**Written exercise**
Repeat every line exactly, keeping the pictures out of the copy.

-- START Provided data --

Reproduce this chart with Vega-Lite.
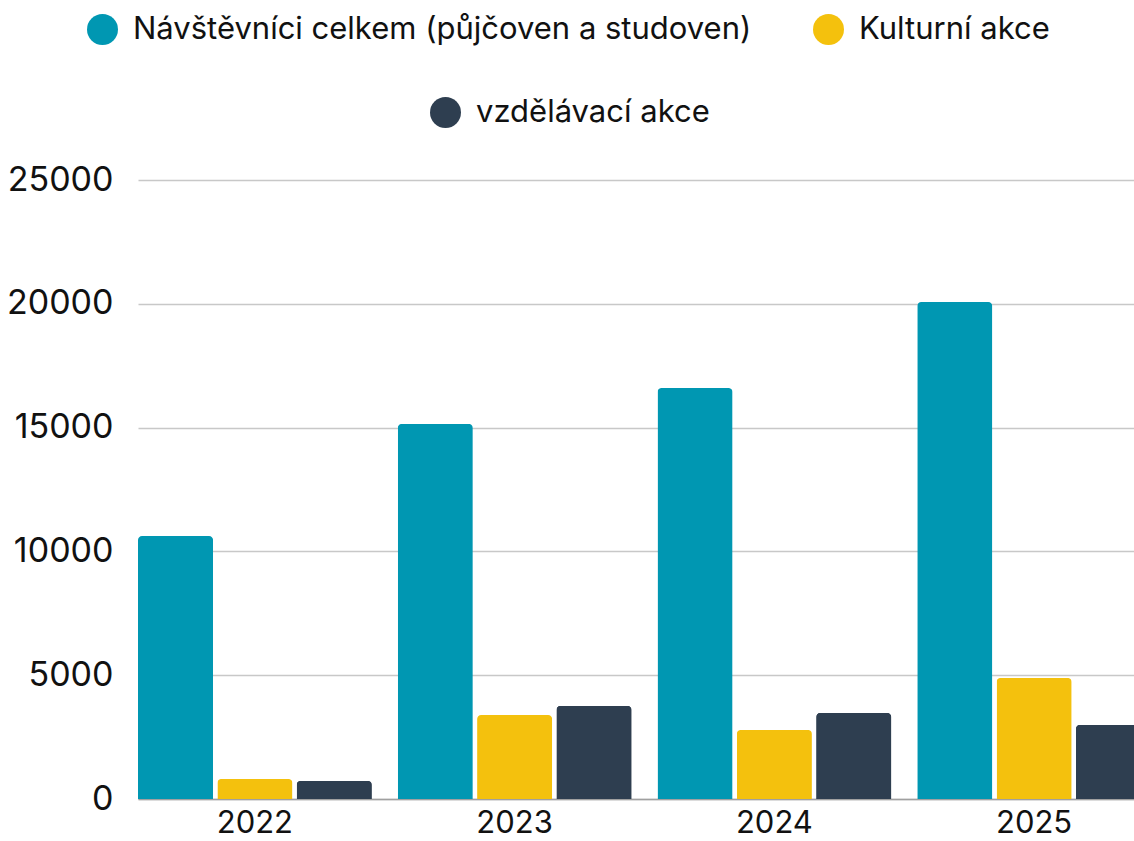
{
  "$schema": "https://vega.github.io/schema/vega-lite/v6.json",
  "autosize": "none",
  "padding": {"left": 138, "top": 180, "right": 0, "bottom": 42},
  "width": 1013,
  "height": 619,
  "background": "white",
  "data": {
    "values": [
      {"rok": "2022", "serie": "Návštěvníci celkem (půjčoven a studoven)", "pocet": 10620},
      {"rok": "2022", "serie": "Kulturní akce", "pocet": 810},
      {"rok": "2022", "serie": "vzdělávací akce", "pocet": 730},
      {"rok": "2023", "serie": "Návštěvníci celkem (půjčoven a studoven)", "pocet": 15150},
      {"rok": "2023", "serie": "Kulturní akce", "pocet": 3390},
      {"rok": "2023", "serie": "vzdělávací akce", "pocet": 3760},
      {"rok": "2024", "serie": "Návštěvníci celkem (půjčoven a studoven)", "pocet": 16600},
      {"rok": "2024", "serie": "Kulturní akce", "pocet": 2790},
      {"rok": "2024", "serie": "vzdělávací akce", "pocet": 3470},
      {"rok": "2025", "serie": "Návštěvníci celkem (půjčoven a studoven)", "pocet": 20070},
      {"rok": "2025", "serie": "Kulturní akce", "pocet": 4890},
      {"rok": "2025", "serie": "vzdělávací akce", "pocet": 2990}
    ]
  },
  "encoding": {
    "x": {
      "field": "rok", "type": "nominal", "title": null,
      "scale": {"paddingInner": 0.1, "paddingOuter": 0},
      "axis": {"labelAngle": 0, "ticks": false, "domain": true, "domainColor": "#a0a0a0", "domainWidth": 1.5, "labelPadding": 9, "labelFontSize": 31, "labelColor": "#111111", "grid": false}
    },
    "xOffset": {
      "field": "serie", "type": "nominal",
      "scale": {"domain": ["Návštěvníci celkem (půjčoven a studoven)", "Kulturní akce", "vzdělávací akce"], "paddingInner": 0.054, "paddingOuter": 0}
    },
    "y": {
      "field": "pocet", "type": "quantitative", "title": null,
      "scale": {"domain": [0, 25000], "nice": false},
      "axis": {"values": [0, 5000, 10000, 15000, 20000, 25000], "ticks": false, "domain": false, "labelPadding": 25, "labelFontSize": 34, "labelColor": "#111111", "gridColor": "#c8c8c8", "gridWidth": 1.5, "format": "d"}
    }
  },
  "layer": [
    {
      "mark": {"type": "bar", "cornerRadiusTopLeft": 4, "cornerRadiusTopRight": 4},
      "encoding": {
        "color": {
          "field": "serie", "type": "nominal",
          "scale": {"domain": ["Návštěvníci celkem (půjčoven a studoven)", "Kulturní akce", "vzdělávací akce"], "range": ["#0097b2", "#f4c10d", "#2e3e50"]},
          "legend": {"title": null, "values": ["Návštěvníci celkem (půjčoven a studoven)", "Kulturní akce"], "orient": "none", "direction": "horizontal", "legendX": -51, "legendY": -166, "symbolType": "circle", "symbolSize": 960, "symbolStrokeWidth": 0, "labelFontSize": 31, "labelColor": "#111111", "labelOffset": 15, "columnPadding": 61, "labelLimit": 900}
        }
      }
    },
    {
      "transform": [{"filter": "datum.serie === 'vzdělávací akce'"}],
      "mark": {"type": "bar", "cornerRadiusTopLeft": 4, "cornerRadiusTopRight": 4},
      "encoding": {
        "fill": {
          "field": "serie", "type": "nominal",
          "scale": {"domain": ["vzdělávací akce"], "range": ["#2e3e50"]},
          "legend": {"title": null, "orient": "none", "direction": "horizontal", "legendX": 292, "legendY": -83, "symbolType": "circle", "symbolSize": 960, "symbolStrokeWidth": 0, "labelFontSize": 31, "labelColor": "#111111", "labelOffset": 15, "labelLimit": 900}
        }
      }
    }
  ],
  "config": {
    "font": "Inter",
    "view": {"stroke": null},
    "axis": {"labelFont": "Inter"},
    "legend": {"labelFont": "Inter"}
  }
}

-- END Provided data --

**Answer for the task**
Reproduce this chart with Vega-Lite.
{
  "$schema": "https://vega.github.io/schema/vega-lite/v6.json",
  "autosize": "none",
  "padding": {"left": 138, "top": 180, "right": 0, "bottom": 42},
  "width": 1013,
  "height": 619,
  "background": "white",
  "data": {
    "values": [
      {"rok": "2022", "serie": "Návštěvníci celkem (půjčoven a studoven)", "pocet": 10620},
      {"rok": "2022", "serie": "Kulturní akce", "pocet": 810},
      {"rok": "2022", "serie": "vzdělávací akce", "pocet": 730},
      {"rok": "2023", "serie": "Návštěvníci celkem (půjčoven a studoven)", "pocet": 15150},
      {"rok": "2023", "serie": "Kulturní akce", "pocet": 3390},
      {"rok": "2023", "serie": "vzdělávací akce", "pocet": 3760},
      {"rok": "2024", "serie": "Návštěvníci celkem (půjčoven a studoven)", "pocet": 16600},
      {"rok": "2024", "serie": "Kulturní akce", "pocet": 2790},
      {"rok": "2024", "serie": "vzdělávací akce", "pocet": 3470},
      {"rok": "2025", "serie": "Návštěvníci celkem (půjčoven a studoven)", "pocet": 20070},
      {"rok": "2025", "serie": "Kulturní akce", "pocet": 4890},
      {"rok": "2025", "serie": "vzdělávací akce", "pocet": 2990}
    ]
  },
  "encoding": {
    "x": {
      "field": "rok", "type": "nominal", "title": null,
      "scale": {"paddingInner": 0.1, "paddingOuter": 0},
      "axis": {"labelAngle": 0, "ticks": false, "domain": true, "domainColor": "#a0a0a0", "domainWidth": 1.5, "labelPadding": 9, "labelFontSize": 31, "labelColor": "#111111", "grid": false}
    },
    "xOffset": {
      "field": "serie", "type": "nominal",
      "scale": {"domain": ["Návštěvníci celkem (půjčoven a studoven)", "Kulturní akce", "vzdělávací akce"], "paddingInner": 0.054, "paddingOuter": 0}
    },
    "y": {
      "field": "pocet", "type": "quantitative", "title": null,
      "scale": {"domain": [0, 25000], "nice": false},
      "axis": {"values": [0, 5000, 10000, 15000, 20000, 25000], "ticks": false, "domain": false, "labelPadding": 25, "labelFontSize": 34, "labelColor": "#111111", "gridColor": "#c8c8c8", "gridWidth": 1.5, "format": "d"}
    }
  },
  "layer": [
    {
      "mark": {"type": "bar", "cornerRadiusTopLeft": 4, "cornerRadiusTopRight": 4},
      "encoding": {
        "color": {
          "field": "serie", "type": "nominal",
          "scale": {"domain": ["Návštěvníci celkem (půjčoven a studoven)", "Kulturní akce", "vzdělávací akce"], "range": ["#0097b2", "#f4c10d", "#2e3e50"]},
          "legend": {"title": null, "values": ["Návštěvníci celkem (půjčoven a studoven)", "Kulturní akce"], "orient": "none", "direction": "horizontal", "legendX": -51, "legendY": -166, "symbolType": "circle", "symbolSize": 960, "symbolStrokeWidth": 0, "labelFontSize": 31, "labelColor": "#111111", "labelOffset": 15, "columnPadding": 61, "labelLimit": 900}
        }
      }
    },
    {
      "transform": [{"filter": "datum.serie === 'vzdělávací akce'"}],
      "mark": {"type": "bar", "cornerRadiusTopLeft": 4, "cornerRadiusTopRight": 4},
      "encoding": {
        "fill": {
          "field": "serie", "type": "nominal",
          "scale": {"domain": ["vzdělávací akce"], "range": ["#2e3e50"]},
          "legend": {"title": null, "orient": "none", "direction": "horizontal", "legendX": 292, "legendY": -83, "symbolType": "circle", "symbolSize": 960, "symbolStrokeWidth": 0, "labelFontSize": 31, "labelColor": "#111111", "labelOffset": 15, "labelLimit": 900}
        }
      }
    }
  ],
  "config": {
    "font": "Inter",
    "view": {"stroke": null},
    "axis": {"labelFont": "Inter"},
    "legend": {"labelFont": "Inter"}
  }
}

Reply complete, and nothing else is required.